It’s been said, in order to become a good writer, you’ve gotta read a lot.
“So where to start?” you ask while muttering under your breath “Dear God, please don’t say ‘War and Peace'” As people have usually started it three times at least, and it’s rare for them to ever finish it. (Given Tolstoy’s lyrical waxing and the likes, can’t say I’m too surprised we find inventive ways to use the book; doorstop, anyone? I know, I’m a meanie.)
Although there are many great novels out there that could do with being read, I consider it better to try reading as many short stories as possible, not only because short pieces are revealing in how flexible narrative fiction can actually be. It may also give us the confidence to experiment within our own writing.

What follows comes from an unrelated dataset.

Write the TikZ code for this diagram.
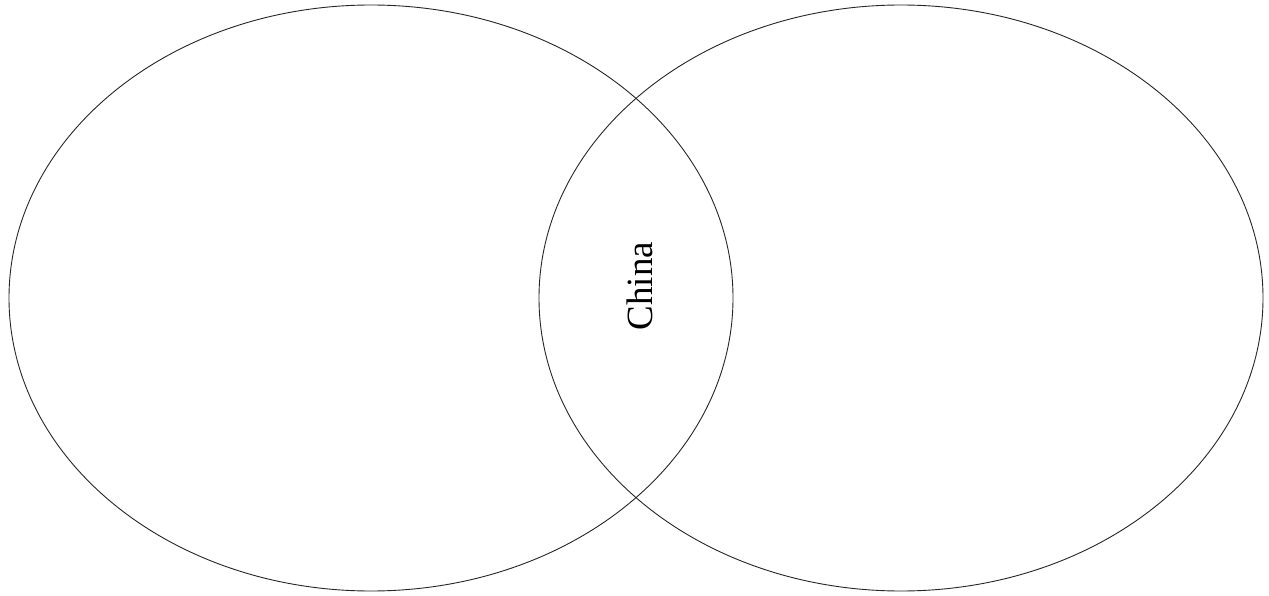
\documentclass[tikz,border=0pt]{standalone}
\usepackage{fontspec}
\setmainfont{Liberation Serif}
\begin{document}
\begin{tikzpicture}[x=1pt,y=-1pt,
  setshape/.style={draw=black!85, line width=0.9pt},
  label/.style={font=\fontsize{37}{40}\selectfont, rotate=90, inner sep=0pt}]
\useasboundingbox (0,0) rectangle (1269,596);
\draw[setshape] (371,298) ellipse [x radius=362, y radius=293];
\draw[setshape] (901,298) ellipse [x radius=362, y radius=293];
\node[label] (china) at (640,286) {China};
\end{tikzpicture}
\end{document}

Here is a short list (Okay, I ‘fess up, two of ’em are novellas):
- ‘The Swimmer’ John Cheever
- ‘A good man is hard to Find’ Flannery O’Connor
- ‘Nettles’ Alice Munro
- ‘Breakfast at Tiffany’s’ Truman Capote
- ‘Animal Farm’ George Orwell
- ‘So Long, See You Tomorrow’ William Maxwell
- ‘Saying Goodbye to Sally’ Richard Yates
Now these suggestions I have made are in part personal, when I read them, I was deeply affected or intrigued by either the language and/or the experiences of the characters. I consider these stories to be excellent examples of good story telling as well as good writing.
In fact, the effect ‘Animal Farm’ had on my imagination was so immense that when I saw ‘Babe’ shortly after finishing the novel, I could only perceive the animals in the movie through the lens of Orwell’s story. I have subsequently re-watched ‘Babe’ several times and enjoyed every moment of it without Orwell’s Aesopian landscape intruding. But I think this anecdote illustrates perfectly the transformative nature of storytelling, and the extraordinary power language can have when we use it properly.